DaNita Murray says the Cuban market is a big one for corn growers - and was their 10th largest export market last year…
“We, first of all want to make sure that we can continue to service this market, there are policies in place right now on Cuban exports that make us worry our farmers are at a competitive disadvantage, with other producers in the world that are also very well situated to serve this market, and we want to continue to preserve this market as well as grow it.
There are corn value-added products such as DDG’s and then meat that are huge opportunities, huge growth opportunities for the American corn grower.”
For instance - Murray says NCGA estimates exports of chicken to Cuba could double. She says that equates to a lot of corn fed to a lot of chickens. But without the changes in trade policy proposed by Representatives Collin Peterson and Jerry Moran - she says corn growers won’t be able to take advantage of those kinds of opportunities.

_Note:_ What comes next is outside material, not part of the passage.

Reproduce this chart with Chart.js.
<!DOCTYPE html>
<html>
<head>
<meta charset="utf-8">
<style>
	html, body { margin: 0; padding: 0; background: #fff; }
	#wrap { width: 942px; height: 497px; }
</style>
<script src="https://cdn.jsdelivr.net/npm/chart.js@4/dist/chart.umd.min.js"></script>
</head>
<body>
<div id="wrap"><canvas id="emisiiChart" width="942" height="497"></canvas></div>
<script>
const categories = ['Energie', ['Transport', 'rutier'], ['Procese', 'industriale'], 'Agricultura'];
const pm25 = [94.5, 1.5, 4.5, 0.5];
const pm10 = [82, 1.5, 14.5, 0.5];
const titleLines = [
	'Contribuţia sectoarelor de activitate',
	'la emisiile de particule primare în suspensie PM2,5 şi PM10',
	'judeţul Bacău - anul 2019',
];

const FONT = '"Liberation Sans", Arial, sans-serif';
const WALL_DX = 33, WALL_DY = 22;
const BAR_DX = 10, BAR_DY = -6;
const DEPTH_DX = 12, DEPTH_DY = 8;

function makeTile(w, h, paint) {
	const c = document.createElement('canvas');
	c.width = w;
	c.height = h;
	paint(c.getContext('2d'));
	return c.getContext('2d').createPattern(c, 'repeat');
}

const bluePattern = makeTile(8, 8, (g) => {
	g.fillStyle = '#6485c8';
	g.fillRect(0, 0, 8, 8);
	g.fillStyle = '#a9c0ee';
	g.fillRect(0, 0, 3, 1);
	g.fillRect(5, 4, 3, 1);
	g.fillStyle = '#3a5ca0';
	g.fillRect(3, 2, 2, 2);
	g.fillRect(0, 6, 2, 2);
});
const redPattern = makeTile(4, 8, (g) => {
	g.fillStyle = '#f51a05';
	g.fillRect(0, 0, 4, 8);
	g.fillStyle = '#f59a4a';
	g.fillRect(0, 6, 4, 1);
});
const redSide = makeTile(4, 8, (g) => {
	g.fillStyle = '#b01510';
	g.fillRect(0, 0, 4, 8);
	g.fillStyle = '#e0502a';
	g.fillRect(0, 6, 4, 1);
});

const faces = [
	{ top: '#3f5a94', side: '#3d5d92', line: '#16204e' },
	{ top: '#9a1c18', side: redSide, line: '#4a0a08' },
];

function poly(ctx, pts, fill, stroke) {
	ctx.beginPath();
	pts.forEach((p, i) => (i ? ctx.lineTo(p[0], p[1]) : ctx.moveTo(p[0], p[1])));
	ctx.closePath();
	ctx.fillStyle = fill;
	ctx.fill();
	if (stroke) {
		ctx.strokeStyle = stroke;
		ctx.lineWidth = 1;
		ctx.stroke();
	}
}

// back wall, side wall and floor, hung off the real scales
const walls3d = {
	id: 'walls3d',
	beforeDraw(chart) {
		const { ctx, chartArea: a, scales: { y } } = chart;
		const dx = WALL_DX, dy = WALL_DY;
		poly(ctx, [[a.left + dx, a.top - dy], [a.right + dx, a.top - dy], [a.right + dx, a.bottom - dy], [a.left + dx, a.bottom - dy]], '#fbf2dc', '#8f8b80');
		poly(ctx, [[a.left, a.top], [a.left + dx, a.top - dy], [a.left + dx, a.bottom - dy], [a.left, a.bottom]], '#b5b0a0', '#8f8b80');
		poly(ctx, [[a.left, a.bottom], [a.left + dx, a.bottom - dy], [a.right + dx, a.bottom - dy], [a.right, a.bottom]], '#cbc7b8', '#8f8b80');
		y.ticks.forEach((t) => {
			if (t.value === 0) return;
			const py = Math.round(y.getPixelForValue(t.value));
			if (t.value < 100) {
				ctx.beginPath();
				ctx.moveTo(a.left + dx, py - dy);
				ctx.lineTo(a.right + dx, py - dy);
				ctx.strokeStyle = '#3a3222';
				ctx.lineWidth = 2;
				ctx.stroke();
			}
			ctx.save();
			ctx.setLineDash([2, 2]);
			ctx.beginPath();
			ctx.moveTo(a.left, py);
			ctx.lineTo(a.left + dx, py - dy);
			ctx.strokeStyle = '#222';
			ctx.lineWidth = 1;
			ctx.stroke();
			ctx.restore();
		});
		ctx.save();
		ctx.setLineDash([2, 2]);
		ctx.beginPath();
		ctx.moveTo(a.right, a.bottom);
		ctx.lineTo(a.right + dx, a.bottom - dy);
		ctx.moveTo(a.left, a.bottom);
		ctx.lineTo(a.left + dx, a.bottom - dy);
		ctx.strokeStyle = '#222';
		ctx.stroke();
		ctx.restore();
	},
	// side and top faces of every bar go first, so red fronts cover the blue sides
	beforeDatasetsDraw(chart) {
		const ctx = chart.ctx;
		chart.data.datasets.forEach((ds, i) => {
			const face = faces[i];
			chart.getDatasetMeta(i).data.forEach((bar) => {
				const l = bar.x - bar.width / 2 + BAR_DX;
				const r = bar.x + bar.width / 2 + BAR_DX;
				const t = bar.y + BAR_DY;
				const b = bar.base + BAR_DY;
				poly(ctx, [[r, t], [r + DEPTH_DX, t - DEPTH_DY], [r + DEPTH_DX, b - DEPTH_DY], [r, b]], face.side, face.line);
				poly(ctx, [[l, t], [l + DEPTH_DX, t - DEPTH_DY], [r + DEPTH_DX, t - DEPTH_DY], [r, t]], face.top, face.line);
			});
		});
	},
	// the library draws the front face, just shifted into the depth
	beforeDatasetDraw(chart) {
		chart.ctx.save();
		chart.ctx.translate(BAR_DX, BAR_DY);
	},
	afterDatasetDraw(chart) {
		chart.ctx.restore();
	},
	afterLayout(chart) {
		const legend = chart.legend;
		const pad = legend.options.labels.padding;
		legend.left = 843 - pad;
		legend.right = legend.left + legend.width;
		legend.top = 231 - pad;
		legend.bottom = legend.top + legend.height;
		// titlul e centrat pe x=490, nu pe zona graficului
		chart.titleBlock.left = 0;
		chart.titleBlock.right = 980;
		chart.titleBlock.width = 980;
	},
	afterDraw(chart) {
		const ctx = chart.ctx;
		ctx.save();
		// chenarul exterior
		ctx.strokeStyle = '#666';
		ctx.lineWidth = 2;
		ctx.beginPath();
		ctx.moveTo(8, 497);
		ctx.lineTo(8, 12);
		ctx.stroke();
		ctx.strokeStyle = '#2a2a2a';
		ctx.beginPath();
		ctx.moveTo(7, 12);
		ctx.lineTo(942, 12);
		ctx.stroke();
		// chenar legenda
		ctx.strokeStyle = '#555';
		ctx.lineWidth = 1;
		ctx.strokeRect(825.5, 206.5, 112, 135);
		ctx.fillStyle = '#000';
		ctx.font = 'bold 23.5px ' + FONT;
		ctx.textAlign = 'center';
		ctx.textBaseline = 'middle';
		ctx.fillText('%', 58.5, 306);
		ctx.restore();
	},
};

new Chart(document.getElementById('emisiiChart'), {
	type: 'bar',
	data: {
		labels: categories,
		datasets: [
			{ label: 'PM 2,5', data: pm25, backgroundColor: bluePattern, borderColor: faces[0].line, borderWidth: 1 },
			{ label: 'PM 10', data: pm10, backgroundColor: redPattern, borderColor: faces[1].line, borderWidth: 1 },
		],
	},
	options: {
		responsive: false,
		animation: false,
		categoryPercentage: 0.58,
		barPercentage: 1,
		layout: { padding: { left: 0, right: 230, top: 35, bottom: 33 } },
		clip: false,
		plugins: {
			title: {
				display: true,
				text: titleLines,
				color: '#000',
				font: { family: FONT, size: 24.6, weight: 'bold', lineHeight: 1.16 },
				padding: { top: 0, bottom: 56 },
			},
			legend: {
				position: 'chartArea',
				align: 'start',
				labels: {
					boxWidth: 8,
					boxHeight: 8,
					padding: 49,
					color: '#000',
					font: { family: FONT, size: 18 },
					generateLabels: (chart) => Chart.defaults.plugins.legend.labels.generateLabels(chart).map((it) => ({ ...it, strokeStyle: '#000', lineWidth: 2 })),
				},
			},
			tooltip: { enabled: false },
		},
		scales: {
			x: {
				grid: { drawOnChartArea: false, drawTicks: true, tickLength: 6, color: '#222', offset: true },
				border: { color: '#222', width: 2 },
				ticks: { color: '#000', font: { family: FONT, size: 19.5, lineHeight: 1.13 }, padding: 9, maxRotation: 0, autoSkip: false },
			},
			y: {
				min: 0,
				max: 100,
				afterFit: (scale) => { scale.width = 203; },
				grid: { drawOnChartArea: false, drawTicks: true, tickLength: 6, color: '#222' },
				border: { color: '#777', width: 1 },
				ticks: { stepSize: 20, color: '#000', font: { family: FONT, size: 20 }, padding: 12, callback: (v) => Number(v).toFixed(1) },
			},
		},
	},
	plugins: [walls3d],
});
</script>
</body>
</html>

Murray admits there are a limited number of days left on the legislative calendar to address this issue - and it’s difficult to predict what might be considered in a lame duck session of Congress. Still - she says the window hasn’t entirely closed on legislative action this year…tape
“We’re still hopefully, farmers, I guess, by nature, optimist, And perhaps that rubs off on us here at the National Corn Growers. There’s still a possibility with the groundswell of support we’re seeing for these changes in Cuba policy. Recently, we saw the Obama administration send, what we consider to be a very positive signal regarding Cuban policy, and we certainly think that there has been a sea-change of public opinion, not just recently over the last few years regarding US policy towards Cuba on travel and trade.”
Speaking of support - Murray notes members of Congress are still at home in their districts - giving farmers an opportunity to get in front of them and talk about the importance of this issue. If they do - she says lawmakers will take notice…

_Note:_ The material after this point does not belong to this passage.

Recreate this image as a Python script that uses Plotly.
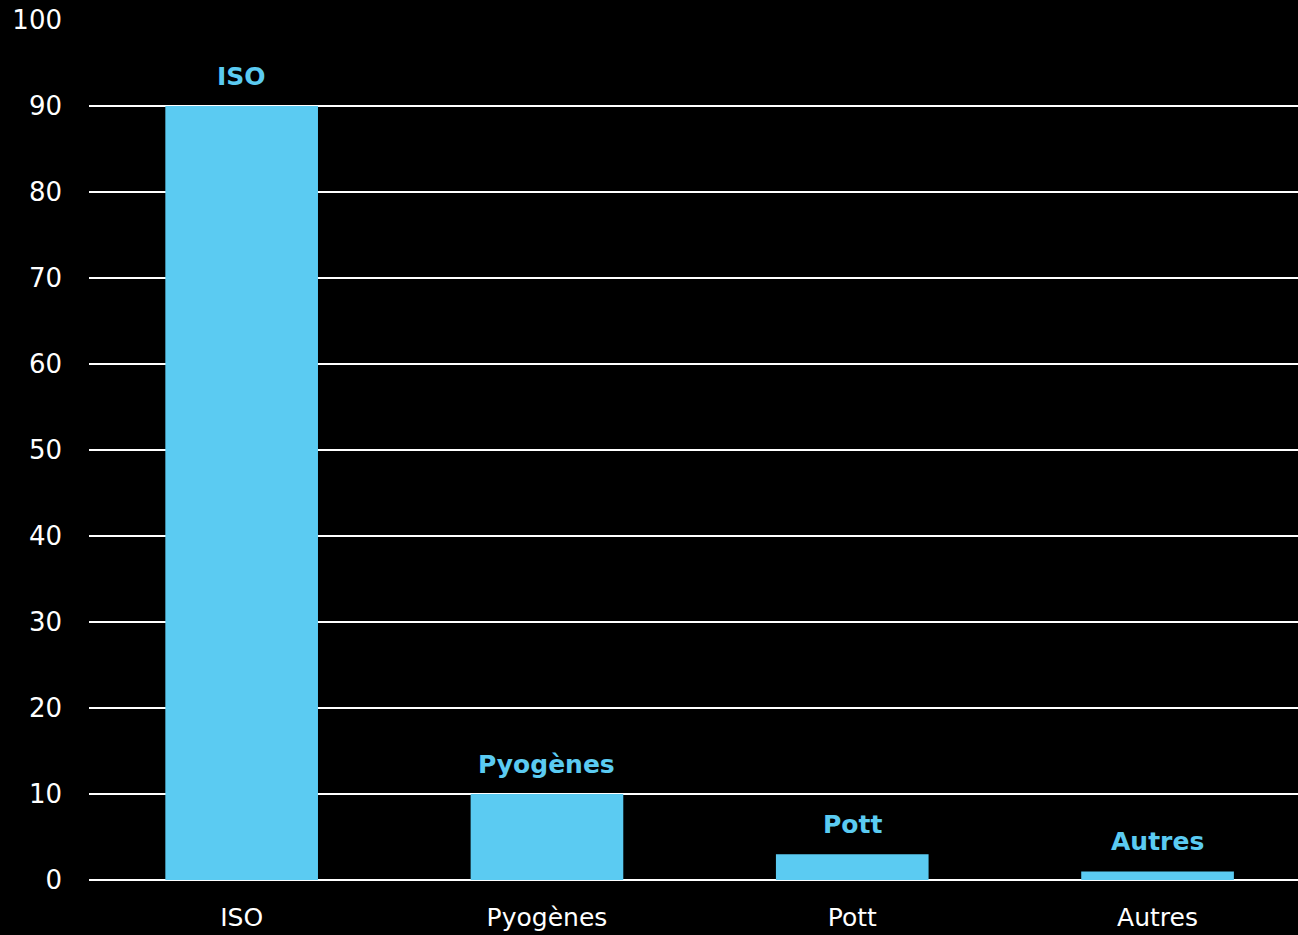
import plotly.graph_objects as go

categories = ["ISO", "Pyogènes", "Pott", "Autres"]
values = [90, 10, 3, 1]

bar_color = "#5BCBF2"
font_family = "'DejaVu Sans', sans-serif"

fig = go.Figure()
fig.add_trace(go.Bar(
    x=categories, y=values, marker=dict(color=bar_color, line=dict(width=0)),
    width=0.5, hoverinfo="skip",
))

for c, v in zip(categories, values):
    fig.add_annotation(
        x=c, y=v, text=f"<b>{c}</b>", showarrow=False,
        yanchor="bottom", yshift=13,
        font=dict(family=font_family, size=25, color=bar_color),
    )

fig.update_layout(
    width=1298, height=935,
    margin=dict(l=89, r=0, t=20, b=55),
    paper_bgcolor="black", plot_bgcolor="black",
    showlegend=False,
    font=dict(family=font_family, color="white", size=24),
)
fig.update_xaxes(
    range=[-0.5, 3.46],
    showgrid=False, ticks="", tickfont=dict(size=25, color="white"),
    showline=False, ticklabelstandoff=20,
)
fig.update_yaxes(
    range=[0, 100], dtick=10, showgrid=True, gridcolor="white", gridwidth=2,
    zeroline=True, zerolinecolor="white", zerolinewidth=2,
    ticks="", tickfont=dict(size=26, color="white"), ticklabelstandoff=26,
)

fig.write_html("out.html")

“Those kinds of meetings, face-to-face, make a lot of difference on issues, if farmers care enough to mention issues directly to their lawmakers, that makes a huge difference in where that is on that members radar screen. And we think that farmers, by far, are the best messengers when it comes to what’s good for them, and their businesses and their operations.”
Murray says growers can make it very clear that the embargo has had the unintended consequence of working against the American farmer and rancher. She says that must be part of lawmaker considerations when they decide what to do on Cuba.